Nos anos 80, quando o Plano Cruzado começou a fazer água, o então ministro defendeu a tese de que o crescimento da inflação não prejudicaria o crescimento econômico. Não foi ouvido. Secretário de Marta Suplicy, desenhou o mapa que conduziria ao saneamento financeiro da maior metrópole brasileira. Foi ouvido por Marta, que percorreu a trilha das despesas insensatas e extravagâncias eleitoreiras.

A gastança como rotina levou a sucessivos atropelamentos da Lei de Responsabilidade Fiscal e, há semanas, colocou a ex-prefeita na mira do Ministério Público. Sayad, que deixou o barco no meio da viagem, soube pelos jornais. Estava concentrado no esforço para eleger-se presidente do BID.

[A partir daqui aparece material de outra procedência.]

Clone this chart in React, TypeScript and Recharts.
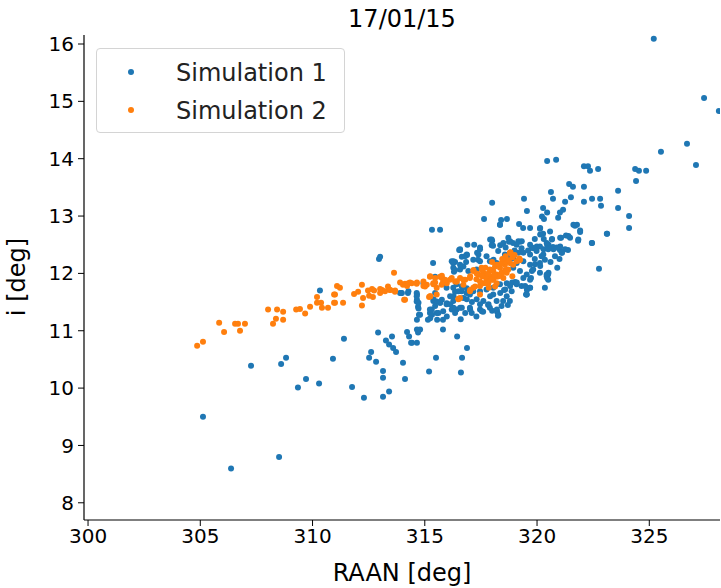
import React from 'react';
import { ScatterChart, Scatter, XAxis, YAxis, Label } from 'recharts';

// RAAN [deg], i [deg] pairs
const sim1Points: [number, number][] = [
  [325.2, 16.09], [327.44, 15.06], [328.1, 14.83], [325.52, 14.12], [326.68, 14.26], [327.08, 13.89],
  [324.37, 13.82], [324.54, 13.79], [324.86, 13.79], [324.41, 13.61], [323.61, 13.44], [323.61, 13.14],
  [324.1, 13.0], [324.1, 12.79], [323.12, 12.69], [322.76, 12.08], [320.45, 13.96], [320.85, 13.98],
  [322.09, 13.87], [322.27, 13.87], [322.36, 13.79], [322.72, 13.82], [321.43, 13.56], [321.6, 13.51],
  [321.51, 13.33], [322.09, 13.51], [320.62, 13.42], [320.71, 13.3], [322.09, 13.25], [322.45, 13.3],
  [322.81, 13.3], [322.85, 13.18], [321.25, 13.25], [321.16, 13.11], [321.02, 13.06], [320.94, 12.97],
  [319.42, 13.3], [318.0, 13.23], [319.55, 13.09], [320.27, 13.14], [320.45, 13.06], [320.22, 12.99],
  [320.31, 12.95], [317.64, 12.95], [318.4, 12.93], [318.66, 12.95], [318.35, 12.85], [319.2, 12.86],
  [319.38, 12.79], [320.13, 12.78], [320.27, 12.69], [321.69, 12.83], [321.78, 12.85], [321.92, 12.72],
  [321.83, 12.57], [321.07, 12.62], [321.29, 12.66], [321.47, 12.62], [322.45, 12.53], [320.67, 12.6],
  [320.45, 12.5], [320.71, 12.46], [321.02, 12.41], [321.11, 12.36], [321.38, 12.41], [318.0, 12.57],
  [318.04, 12.48], [319.24, 12.55], [318.93, 12.53], [318.75, 12.55], [320.49, 11.98], [320.45, 11.92],
  [319.73, 11.92], [319.69, 11.75], [319.55, 11.71], [319.51, 11.63], [319.02, 11.85], [318.89, 11.84],
  [318.53, 11.71], [318.49, 11.52], [318.22, 11.33], [318.26, 11.26], [317.6, 11.33], [317.82, 11.45],
  [316.57, 12.42], [317.46, 12.45], [317.91, 12.59], [317.98, 12.49], [318.36, 12.49], [318.8, 12.56],
  [319.17, 12.56], [319.32, 12.56], [318.73, 12.3], [319.17, 12.36], [320.14, 12.79], [320.14, 12.68],
  [320.66, 12.59], [321.03, 12.62], [321.4, 12.65], [321.84, 12.59], [321.03, 12.47], [321.25, 12.42],
  [321.62, 12.85], [321.92, 12.75], [322.44, 12.53], [323.11, 12.69], [319.77, 12.45], [319.99, 12.47],
  [320.29, 12.42], [320.51, 12.5], [320.73, 12.42], [320.88, 12.45], [321.1, 12.36], [316.28, 12.21],
  [316.57, 12.07], [316.87, 12.33], [317.39, 12.33], [318.06, 12.24], [319.91, 12.16], [320.14, 12.13],
  [319.77, 12.04], [320.43, 11.95], [320.51, 12.01],
  [315.32, 12.76], [315.68, 12.76], [312.96, 12.25], [315.37, 12.18], [316.53, 12.41], [317.33, 12.36],
  [317.37, 12.24], [316.88, 12.32], [316.84, 12.2], [316.35, 12.2], [316.3, 12.03], [315.46, 11.94],
  [313.94, 11.66], [314.25, 11.66], [314.65, 11.63], [314.65, 11.54], [314.7, 11.42], [314.74, 11.28],
  [314.65, 11.19], [314.65, 11.02], [314.79, 11.02], [314.7, 10.97], [314.43, 10.79], [314.65, 10.79],
  [315.23, 11.37], [315.23, 11.31], [315.32, 11.28], [315.55, 11.19], [315.14, 11.19], [315.81, 11.19],
  [315.81, 11.02], [316.44, 10.9], [316.88, 10.7], [315.5, 10.53], [316.66, 10.53], [315.19, 10.29],
  [316.61, 10.27], [312.92, 10.97], [313.54, 10.9], [313.27, 10.83], [313.41, 10.76], [313.59, 10.7],
  [313.72, 10.63], [314.21, 10.98], [314.3, 10.9], [314.39, 10.79], [312.61, 10.63], [312.52, 10.53],
  [312.83, 10.46], [314.03, 10.44], [313.14, 10.3], [313.14, 10.18], [314.12, 10.16], [311.4, 10.86],
  [310.91, 10.51], [311.76, 10.02], [312.29, 9.83], [313.14, 9.85], [313.41, 9.94],
  [310.33, 11.7], [307.26, 10.39], [308.6, 10.42], [308.82, 10.53], [309.35, 10.01], [309.71, 10.16],
  [310.29, 10.08], [305.12, 9.5], [308.51, 8.8], [306.37, 8.6],
  [318.35, 12.85], [319.69, 12.79], [320.58, 12.73], [317.98, 12.59], [318.5, 12.53], [318.72, 12.62],
  [319.09, 12.5], [319.31, 12.44], [319.69, 12.5], [319.83, 12.44], [320.13, 12.47], [320.43, 12.53],
  [317.46, 12.42], [317.75, 12.3], [318.27, 12.39], [318.57, 12.33], [318.79, 12.24], [318.94, 12.27],
  [319.39, 12.36], [319.69, 12.33], [319.98, 12.39], [320.28, 12.33], [320.5, 12.42], [316.79, 12.3],
  [317.16, 12.24], [317.46, 12.21], [317.9, 12.21], [318.2, 12.18], [319.09, 12.18], [319.39, 12.21],
  [319.69, 12.15], [320.13, 12.18], [320.35, 12.24], [316.2, 12.21], [316.27, 12.1], [316.72, 12.12],
  [316.94, 12.04], [317.31, 12.07], [318.94, 12.1], [319.24, 12.04], [319.54, 11.98], [319.83, 12.07],
  [320.13, 12.01], [320.43, 11.98], [320.5, 11.89], [320.35, 11.75], [319.69, 11.89], [319.39, 11.92],
  [315.82, 11.83], [315.97, 11.75], [316.27, 11.75], [316.42, 11.81], [316.64, 11.69], [316.86, 11.66],
  [317.16, 11.69], [317.46, 11.69], [317.75, 11.72], [318.05, 11.75], [318.35, 11.81], [318.65, 11.83],
  [319.09, 11.81], [318.87, 11.69], [318.79, 11.52], [319.31, 11.78], [319.54, 11.63], [315.38, 11.52],
  [315.68, 11.49], [315.97, 11.46], [316.27, 11.52], [316.72, 11.57], [317.01, 11.63], [317.31, 11.55],
  [317.61, 11.52], [318.05, 11.63], [318.2, 11.52], [318.42, 11.43], [317.9, 11.4], [317.46, 11.37],
  [317.01, 11.4], [316.42, 11.37], [315.82, 11.34], [315.53, 11.31],
  [313.01, 12.29], [314.94, 11.83], [314.27, 11.69], [313.98, 11.66], [314.64, 11.66], [314.64, 11.51],
  [314.72, 11.39], [314.79, 11.28], [315.31, 11.37], [315.24, 11.22], [315.46, 11.66], [315.53, 11.51],
  [315.76, 11.54], [315.98, 11.48], [316.13, 11.6], [316.35, 11.68], [316.65, 11.77], [316.87, 11.74],
  [315.61, 11.31], [315.98, 11.25], [316.2, 11.37], [316.57, 11.4], [316.8, 11.31], [316.35, 12.06],
  [316.57, 12.15], [316.65, 12.29], [316.57, 12.41],
  [313.9, 11.66], [314.64, 11.6], [314.72, 11.49], [315.39, 11.55], [315.46, 11.43], [315.68, 11.49],
  [316.13, 11.46], [316.28, 11.4], [316.35, 11.31], [316.28, 11.6], [316.5, 11.69], [316.65, 11.4],
  [316.87, 11.55], [317.02, 11.37], [317.09, 11.31], [317.46, 11.46], [317.54, 11.34], [317.84, 11.46],
  [318.21, 11.37], [318.28, 11.28], [317.91, 11.6], [318.36, 11.66], [318.58, 11.72], [318.65, 11.6],
  [318.8, 11.78], [319.1, 11.84], [319.54, 11.63], [319.47, 11.78], [319.69, 11.75], [316.26, 12.18],
  [319.9, 12.25], [320.2, 12.3], [320.6, 12.2], [320.8, 12.3], [321.0, 12.25], [320.9, 12.1],
  [319.6, 12.4], [319.0, 12.4], [318.6, 12.45], [317.2, 12.5], [316.9, 12.5], [320.3, 12.6],
  [319.9, 12.6], [317.1, 11.5], [316.6, 11.2], [317.3, 11.25], [318.0, 11.35], [318.7, 11.45],
];

const sim2Points: [number, number][] = [
  [304.86, 10.74], [305.12, 10.81], [305.84, 11.14], [306.06, 10.98], [306.55, 11.12], [306.68, 11.12],
  [306.99, 11.12], [306.77, 11.0], [308.02, 11.37], [308.42, 11.37], [308.69, 11.33], [308.37, 11.21],
  [308.24, 11.12], [308.69, 11.19], [309.27, 11.37], [309.44, 11.38], [309.67, 11.3], [309.89, 11.42],
  [310.2, 11.49], [310.2, 11.59], [310.38, 11.49], [310.42, 11.4], [310.69, 11.4], [310.96, 11.63],
  [310.96, 11.49], [311.09, 11.78], [311.22, 11.75], [311.0, 11.63], [311.0, 11.49], [311.36, 11.49],
  [312.2, 11.8], [311.85, 11.64], [312.03, 11.68], [312.2, 11.44], [312.25, 11.57],
  [312.47, 11.7], [312.65, 11.73], [312.74, 11.7], [312.52, 11.61], [312.69, 11.59], [313.01, 11.66],
  [313.1, 11.71], [313.36, 11.77], [313.45, 11.71], [313.63, 12.01], [313.67, 11.68],
  [313.9, 11.84], [314.03, 11.8], [314.12, 11.82], [314.21, 11.78], [314.34, 11.84], [314.08, 11.54],
  [314.65, 11.84], [315.01, 11.77], [315.23, 11.94], [315.19, 11.59], [315.46, 11.84], [315.68, 11.94],
  [315.77, 11.92], [313.01, 11.73], [313.23, 11.69], [313.46, 11.71], [313.68, 11.7], [314.27, 11.83],
  [314.42, 11.83], [314.64, 11.82], [314.12, 11.54], [315.24, 11.95], [315.46, 11.92], [315.76, 11.96],
  [315.98, 11.83], [316.2, 11.92], [316.35, 11.86], [316.57, 11.92], [316.8, 11.89], [317.02, 11.95],
  [316.5, 11.55], [314.94, 11.78], [315.24, 11.6], [318.82, 12.37], [319.22, 12.24],
  [315.38, 11.81], [315.53, 11.75], [315.82, 11.86], [316.12, 11.89], [316.42, 11.86], [316.72, 11.89],
  [317.01, 11.92], [317.16, 12.04], [317.38, 11.98], [317.61, 12.01], [317.75, 11.89], [317.9, 11.95],
  [318.05, 12.04], [318.2, 11.98], [318.35, 12.1], [318.42, 12.01], [318.5, 11.92], [318.57, 12.15],
  [318.72, 12.07], [318.79, 12.18], [318.94, 12.15], [319.09, 12.21], [319.24, 12.24], [318.79, 12.36],
  [319.21, 12.26], [317.01, 11.69], [317.16, 11.75], [317.46, 11.78], [317.61, 11.83], [317.83, 11.83],
  [318.05, 11.89], [318.2, 11.83], [317.9, 12.07], [317.53, 12.1], [318.2, 12.15], [318.65, 12.01],
  [316.57, 11.57], [317.46, 11.63], [315.53, 11.63],
  [317.17, 12.06], [317.31, 12.0], [317.54, 12.06], [317.69, 11.94], [317.83, 12.0], [317.98, 12.06],
  [318.13, 12.12], [318.28, 12.15], [318.43, 12.18], [318.58, 12.21], [318.73, 12.23], [318.8, 12.36],
  [319.22, 12.23], [317.98, 11.89], [318.21, 11.94], [318.43, 12.0], [318.58, 12.06], [317.76, 11.83],
  [317.46, 11.86], [317.24, 11.77], [317.02, 11.71], [318.13, 11.77], [316.42, 11.86], [316.72, 11.8],
  [315.9, 11.89], [315.75, 11.8], [315.38, 11.83], [315.09, 11.8], [314.94, 11.86], [315.24, 11.6],
  [316.5, 11.56],
  [317.3, 11.9], [317.7, 12.1], [318.0, 12.2], [318.3, 11.95], [318.6, 12.3], [318.9, 12.28],
  [319.0, 12.32], [318.1, 11.97], [317.85, 11.75], [317.55, 11.95], [318.45, 12.25], [318.9, 11.95],
];

const xTicks = [300, 305, 310, 315, 320, 325];
const yTicks = [8, 9, 10, 11, 12, 13, 14, 15, 16];

const BLUE = '#1f77b4';
const ORANGE = '#ff7f0e';
const FONT = '"DejaVu Sans", sans-serif';

const sim1Data = sim1Points.map(([x, y]) => ({ x, y }));
const sim2Data = sim2Points.map(([x, y]) => ({ x, y }));

const dot = (color: string) => (props: any) => (
  <circle cx={props.cx} cy={props.cy} r={3} fill={color} />
);

// fixed to the viewport so chart coords equal page coords and no scrollbars appear
const App = () => {
  return (
    <div
      style={{
        position: 'fixed', left: 0, top: 0, width: 721, height: 588, overflow: 'hidden',
        background: '#fff', fontFamily: FONT,
      }}
    >
      <div
        style={{
          position: 'absolute', left: 302, top: 5, width: 200, textAlign: 'center',
          fontSize: 24, lineHeight: '28px', color: '#000',
        }}
      >
        17/01/15
      </div>
      <ScatterChart width={721} height={588} margin={{ top: 35, right: 1, bottom: 0, left: 0 }}>
        <XAxis
          type="number"
          dataKey="x"
          domain={[299.82, 328.15]}
          ticks={xTicks}
          interval={0}
          allowDataOverflow
          height={68}
          tickSize={6}
          tickMargin={3}
          axisLine={{ stroke: '#000', strokeWidth: 1.2 }}
          tickLine={{ stroke: '#000' }}
          tick={{ fill: '#000', fontSize: 20, fontFamily: FONT }}
        >
          <Label
            content={() => (
              <text x={402} y={573} textAnchor="middle" dominantBaseline="central"
                fontSize={24} fontFamily={FONT} fill="#000">
                RAAN [deg]
              </text>
            )}
          />
        </XAxis>
        <YAxis
          type="number"
          dataKey="y"
          domain={[7.7, 16.157]}
          ticks={yTicks}
          interval={0}
          allowDataOverflow
          width={84}
          tickSize={6}
          tickMargin={4}
          axisLine={{ stroke: '#000', strokeWidth: 1.2 }}
          tickLine={{ stroke: '#000' }}
          tick={{ fill: '#000', fontSize: 20, fontFamily: FONT }}
        >
          <Label
            content={() => (
              <text x={17} y={277} transform="rotate(-90 17 277)" textAnchor="middle"
                dominantBaseline="central" fontSize={24} fontFamily={FONT} fill="#000">
                i [deg]
              </text>
            )}
          />
        </YAxis>
        <Scatter name="Simulation 1" data={sim1Data} fill={BLUE} shape={dot(BLUE)} isAnimationActive={false} />
        <Scatter name="Simulation 2" data={sim2Data} fill={ORANGE} shape={dot(ORANGE)} isAnimationActive={false} />
      </ScatterChart>
      <div
        style={{
          position: 'absolute', left: 96, top: 48, width: 249, height: 85, boxSizing: 'border-box',
          border: '1px solid #d4d4d4', borderRadius: 4, background: 'rgba(255,255,255,0.8)',
        }}
      >
        {[
          { label: 'Simulation 1', color: BLUE, cy: 24 },
          { label: 'Simulation 2', color: ORANGE, cy: 62 },
        ].map((item) => (
          <div key={item.label}>
            <div
              style={{
                position: 'absolute', left: 31, top: item.cy - 4, width: 6, height: 6,
                borderRadius: 3, background: item.color,
              }}
            />
            <div
              style={{
                position: 'absolute', left: 79, top: item.cy - 14, fontSize: 24,
                lineHeight: '28px', color: '#222', whiteSpace: 'nowrap',
              }}
            >
              {item.label}
            </div>
          </div>
        ))}
      </div>
    </div>
  );
};

export default App;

Derrotado, agora lhe sobra tempo para a contemplação do Brasil imerso na lama. Como informam o tom e o conteúdo do artigo, o fracasso recente não abalou a autoconfiança e a imaginação do ex-ministro. Poucos ousariam afirmar, a um Brasil tão machucado pela decepção imensa, que a verdade é incompatível com o regime democrático.

Sempre cabe mais um na Esplanada dos Ministérios, presidente. Convoque João Sayad. Ele merece.